One person predicting the future is prophecy, but thousands together is economics.
As Super Tuesday, when over 20 states will vote in this year’s presidential primaries, approaches, the concept of using prediction markets instead of polls to forecast electoral outcomes is gaining credence among economists at Yale and other universities.
“So far, prediction markets have beaten polls in every large-scale comparison” and may one day replace traditional polls, Justin Wolfers, an assistant professor at the Wharton School at the University of Pennsylvania, said in an e-mail.
Prediction markets apply the wisdom of crowds to elections, business, the economy and even humanitarian aid to predict the future by creating monetary incentives for participants to collect relevant information and apply it to speculate about an outcome.
Prediction markets have skyrocketed in popularity since the beginning of the campaign season.
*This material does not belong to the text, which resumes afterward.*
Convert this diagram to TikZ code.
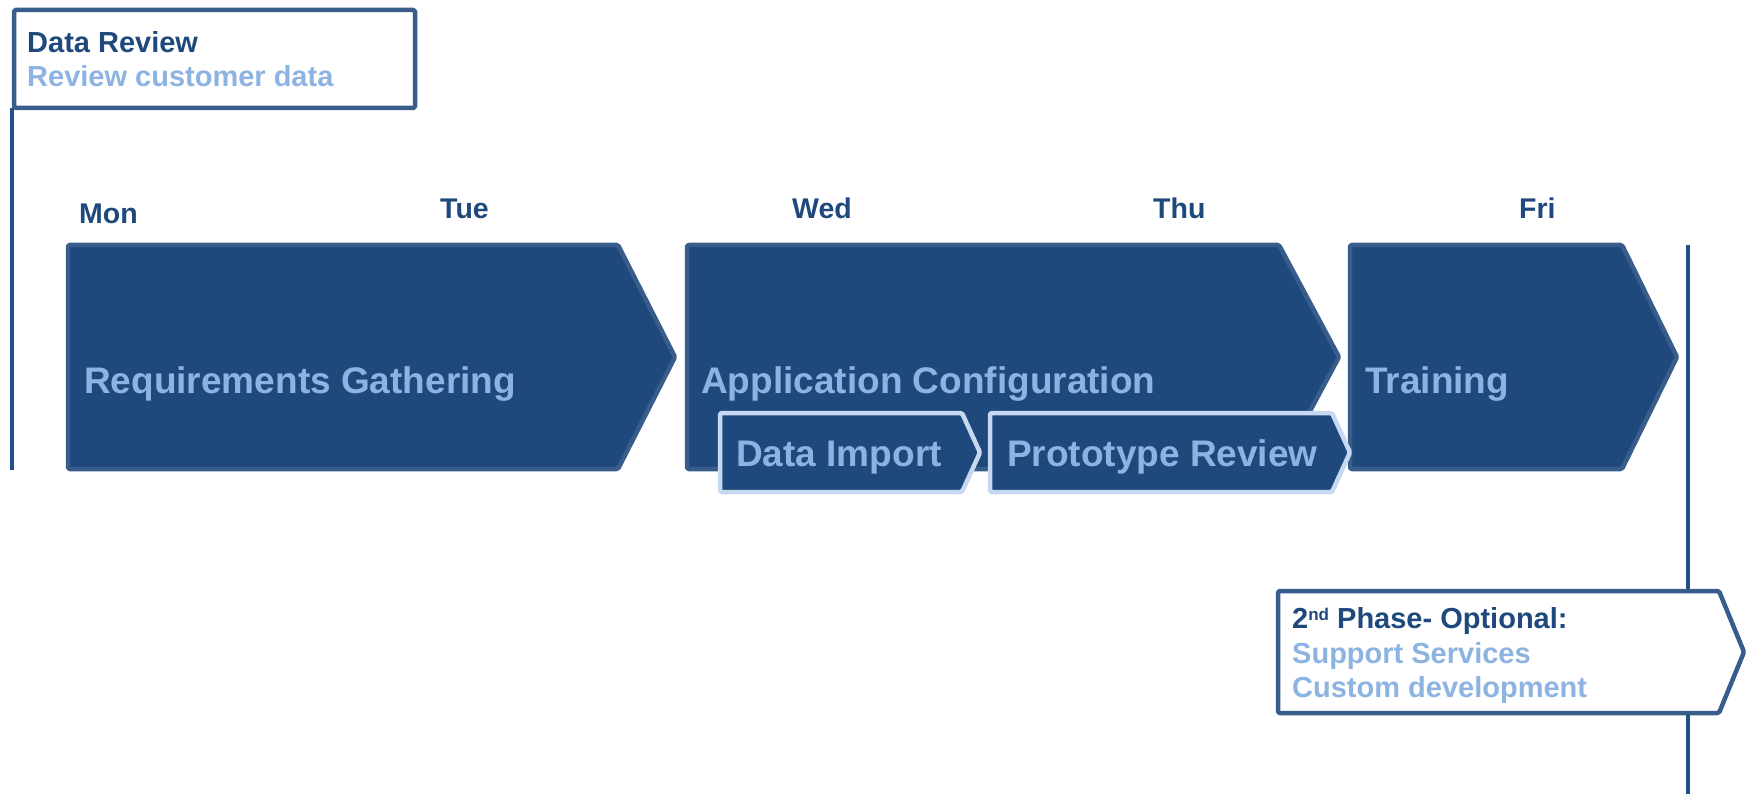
\documentclass[tikz,border=0pt]{standalone}
\usepackage{fontspec}
\setmainfont{Liberation Sans}
\definecolor{chevfill}{HTML}{1F497D}
\definecolor{chevborder}{HTML}{385D8A}
\definecolor{subborder}{HTML}{C6D9F1}
\definecolor{lighttext}{HTML}{8DB3E2}
\definecolor{darktext}{HTML}{1F497D}
\definecolor{linecol}{HTML}{24508A}
\begin{document}
\begin{tikzpicture}[x=1pt,y=-1pt,
  phase/.style={fill=chevfill,draw=chevborder,line width=4.5pt,line join=round,rounded corners=1.5pt},
  subphase/.style={fill=chevfill,draw=subborder,line width=4.5pt,line join=round,rounded corners=1.5pt},
  callout/.style={fill=white,draw=chevborder,line width=4.5pt,line join=round,rounded corners=1.5pt},
  vline/.style={draw=linecol,line width=4.5pt},
  txt/.style={anchor=base west,inner sep=0pt,font=\bfseries\fontsize{29}{34}\selectfont},
  daylbl/.style={txt,text=darktext,font=\bfseries\fontsize{28.5}{34}\selectfont},
  hdr/.style={txt,text=darktext},
  sub/.style={txt,text=lighttext},
  bigtxt/.style={txt,text=lighttext,font=\bfseries\fontsize{37}{42}\selectfont}]
\useasboundingbox (0,0) rectangle (1746,794);
% timeline lines
\coordinate (ltop) at (12,108);
\coordinate (lbot) at (12,470);
\coordinate (rtop) at (1688,245);
\coordinate (rbot) at (1688,794);
\draw[vline] (ltop) -- (lbot);
\draw[vline] (rtop) -- (rbot);
% Data Review callout
\draw[callout] (14,10) -- (415,10) -- (415,108) -- (14,108) -- cycle;
\node[hdr] (dr) at (27,53) {Data Review};
\node[sub] (drs) at (27,87) {Review customer data};
% day labels
\node[daylbl] (mon) at (79,224) {Mon};
\node[daylbl] (tue) at (440,219) {Tue};
\node[daylbl] (wed) at (792,219) {Wed};
\node[daylbl] (thu) at (1153,219) {Thu};
\node[daylbl] (fri) at (1519,219) {Fri};
% main phases
\draw[phase] (68,245) -- (618,245) -- (675,357) -- (618,469) -- (68,469) -- cycle;
\draw[phase] (687,245) -- (1279,245) -- (1339,357) -- (1279,469) -- (687,469) -- cycle;
\draw[phase] (1350,245) -- (1622,245) -- (1677,357) -- (1622,469) -- (1350,469) -- cycle;
\node[bigtxt] (req) at (84,393) {Requirements Gathering};
\node[bigtxt] (app) at (701,393) {Application Configuration};
\node[bigtxt] (trn) at (1365,393) {Training};
% sub phases
\draw[subphase] (720,413) -- (962,413) -- (980,452.5) -- (962,492) -- (720,492) -- cycle;
\draw[subphase] (990,413) -- (1332,413) -- (1350,452.5) -- (1332,492) -- (990,492) -- cycle;
\node[bigtxt] (imp) at (736,466) {Data Import};
\node[bigtxt] (pro) at (1007,466) {Prototype Review};
% 2nd phase callout
\draw[callout] (1278,591) -- (1719,591) -- (1744,652) -- (1719,713) -- (1278,713) -- cycle;
\node[hdr] (ph2) at (1292,628) {2\raisebox{8pt}{\fontsize{17}{20}\selectfont nd} Phase- Optional:};
\node[sub] (sup) at (1292,663) {Support Services};
\node[sub] (cus) at (1292,697) {Custom development};
\end{tikzpicture}
\end{document}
CNN recently opened its own political-prediction market, which allows participants to place bets on questions ranging from “Who will be the Republican nominee for president in 2008?” to “Who will win the Georgia Republican primary?”
But experts are skeptical of CNN’s market because it does not allow participants to put money behind their wagers, said Yale Economics professor Ray Fair, who has written about the usefulness of markets in predicting elections.
Other Web sites do allow users to bet money on outcomes. Intrade, which currently runs many of the most popular markets, usually offers $50 contracts, promising to pay out $100 if the prediction attached to the contract turns out correctly. The contracts are then traded on an open market among the users of the Web site.
The price of the security is also the probability assigned to a positive outcome. For example, McCain’s Florida security was trading at $55 dollars when polls opened, while Romney’s was at $45; the market predicted that McCain had a 55-percent chance of winning. By 6 p.m. on the day of the primary, two full hours before polls closed in Florida, McCain had an 80-percent chance of winning.
Although some pollsters had deemed the Florida race too close to call, Intrade’s market accurately predicted a McCain victory.
Prediction markets may often beat polls, but they are not perfect. Like pollsters and pundits, they predicted that Senator Hillary Clinton LAW ’73 had a one-in-10 chance of winning the Jan. 9 New Hampshire primary, in which she eventually emerged victorious.
Once a candidate is sworn in as president, prediction markets may be able to help him or her make policy decisions. In his recent book “Information Markets: A New Way of Making Decisions,” Paul Tetlock, a visiting professor at the Yale School of Management, argued these markets can be used to select the most effective ways to improve health care.
“We don’t know how effective a particular program, such as a vaccination program for children, will be before we implement it,” Tetlock wrote in an e-mail. “Prediction markets, based on the outcomes of policy programs … can help policy makers direct their resources to the programs with the best chances of success.”
As of Sunday evening, Intrade’s markets gave Clinton a 60-percent chance of receiving the Democratic nomination for president and assigned McCain a 90-percent chance of becoming the Republican nominee.